Into the Indian Mind
Publisher: Francesca Galloway
Dimensions: 31.5 x 24.5 cm
The immediacy of Indian painting, more than any other medium, allows us to see into the kaleidoscope of Indian life. We witness the drama of battle, the honour of selfsacrifice, the inner narrative of portraiture and the ecstasy of love. In this catalogue one gets a glimpse into the Indian mind.
We here present several recent and exciting discoveries. One highlight is an early 17th century Imperial Mughal battle-scene from the Sevadjian collection. This painting, depicting a vibrant battle in a mountainous arid landscape, is of an unusual composition and of great quality.
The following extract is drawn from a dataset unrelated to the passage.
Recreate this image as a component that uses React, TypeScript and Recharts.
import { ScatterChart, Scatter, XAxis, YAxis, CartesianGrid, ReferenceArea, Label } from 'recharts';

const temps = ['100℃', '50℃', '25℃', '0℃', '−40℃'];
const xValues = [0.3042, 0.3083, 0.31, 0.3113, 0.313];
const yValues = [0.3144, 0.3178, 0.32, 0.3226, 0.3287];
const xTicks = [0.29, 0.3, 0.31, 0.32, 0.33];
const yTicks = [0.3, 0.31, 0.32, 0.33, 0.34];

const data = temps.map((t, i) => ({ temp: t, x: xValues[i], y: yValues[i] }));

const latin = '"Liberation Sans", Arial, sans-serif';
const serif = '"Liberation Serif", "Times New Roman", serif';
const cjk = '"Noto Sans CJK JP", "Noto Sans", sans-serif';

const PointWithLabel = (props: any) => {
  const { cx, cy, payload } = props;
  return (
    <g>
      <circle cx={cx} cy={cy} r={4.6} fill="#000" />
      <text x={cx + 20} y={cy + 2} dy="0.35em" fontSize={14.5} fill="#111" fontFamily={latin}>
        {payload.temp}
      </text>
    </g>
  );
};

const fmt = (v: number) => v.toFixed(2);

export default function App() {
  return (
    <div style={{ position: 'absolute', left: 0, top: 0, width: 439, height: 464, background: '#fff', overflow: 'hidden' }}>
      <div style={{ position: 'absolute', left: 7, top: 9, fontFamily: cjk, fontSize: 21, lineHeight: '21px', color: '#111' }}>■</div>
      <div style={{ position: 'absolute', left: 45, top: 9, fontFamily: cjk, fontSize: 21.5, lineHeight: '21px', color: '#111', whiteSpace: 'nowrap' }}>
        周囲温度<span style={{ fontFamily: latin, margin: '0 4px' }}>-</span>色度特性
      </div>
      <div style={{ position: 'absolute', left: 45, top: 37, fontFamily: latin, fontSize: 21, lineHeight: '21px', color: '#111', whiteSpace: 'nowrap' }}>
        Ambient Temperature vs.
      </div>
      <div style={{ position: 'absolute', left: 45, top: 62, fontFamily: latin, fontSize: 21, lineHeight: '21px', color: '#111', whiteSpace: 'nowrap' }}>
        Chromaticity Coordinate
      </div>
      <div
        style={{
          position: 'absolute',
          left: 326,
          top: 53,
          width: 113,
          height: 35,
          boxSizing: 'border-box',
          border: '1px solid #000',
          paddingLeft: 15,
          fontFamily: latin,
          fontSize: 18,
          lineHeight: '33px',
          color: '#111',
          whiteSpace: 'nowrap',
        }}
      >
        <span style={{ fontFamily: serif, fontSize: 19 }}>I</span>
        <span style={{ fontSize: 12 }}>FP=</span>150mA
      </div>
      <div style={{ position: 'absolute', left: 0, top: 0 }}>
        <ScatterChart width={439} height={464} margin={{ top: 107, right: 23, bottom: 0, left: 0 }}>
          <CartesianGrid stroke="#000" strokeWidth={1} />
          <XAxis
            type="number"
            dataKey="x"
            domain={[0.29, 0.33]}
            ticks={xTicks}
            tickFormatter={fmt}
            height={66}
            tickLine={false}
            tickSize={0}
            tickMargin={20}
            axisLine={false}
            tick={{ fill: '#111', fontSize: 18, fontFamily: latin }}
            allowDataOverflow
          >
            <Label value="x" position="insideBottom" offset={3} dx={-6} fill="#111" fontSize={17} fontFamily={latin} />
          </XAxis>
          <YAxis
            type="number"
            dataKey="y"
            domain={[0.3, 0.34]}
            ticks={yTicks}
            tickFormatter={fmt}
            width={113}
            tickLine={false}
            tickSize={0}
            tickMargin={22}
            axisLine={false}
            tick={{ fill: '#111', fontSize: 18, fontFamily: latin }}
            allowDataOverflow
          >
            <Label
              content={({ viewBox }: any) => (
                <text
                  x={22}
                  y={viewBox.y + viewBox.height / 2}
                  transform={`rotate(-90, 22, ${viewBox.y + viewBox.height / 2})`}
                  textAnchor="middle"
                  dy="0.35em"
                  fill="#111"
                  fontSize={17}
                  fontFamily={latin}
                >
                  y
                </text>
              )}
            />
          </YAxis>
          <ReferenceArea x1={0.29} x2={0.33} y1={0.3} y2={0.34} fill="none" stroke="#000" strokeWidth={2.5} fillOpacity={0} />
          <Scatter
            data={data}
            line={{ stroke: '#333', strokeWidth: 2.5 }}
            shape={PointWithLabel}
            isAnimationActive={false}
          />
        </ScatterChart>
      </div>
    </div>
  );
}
It has thrown up many questions and will undoubtedly require further study.
We have a surprising discovery in the form of an Ethiopian votive panel – a product of the cross cultural trade between India and Ethiopia. This is an exchange which is difficult to imagine today since very few pieces like ours have survived.
A number of paintings are from the collection of Otto Sohn-Rethel, a German artist who lived in the first half of the 20th century. Sohn-Rethel came from a family of artists and collectors. He had an eclectic eye and bought in a number of areas. Around 1931 Sohn-Rethel visited India, where he acquired close to a hundred paintings. Some were of great quality and importance, while others have not weathered the test of time. On his return he consulted Ernst Kühnel, the then foremost German art historian for Islamic art, who published a selection of these paintings in Pantheon 1931. This group was to remain Sohn-Rethel’s only venture into the field of Indian miniatures.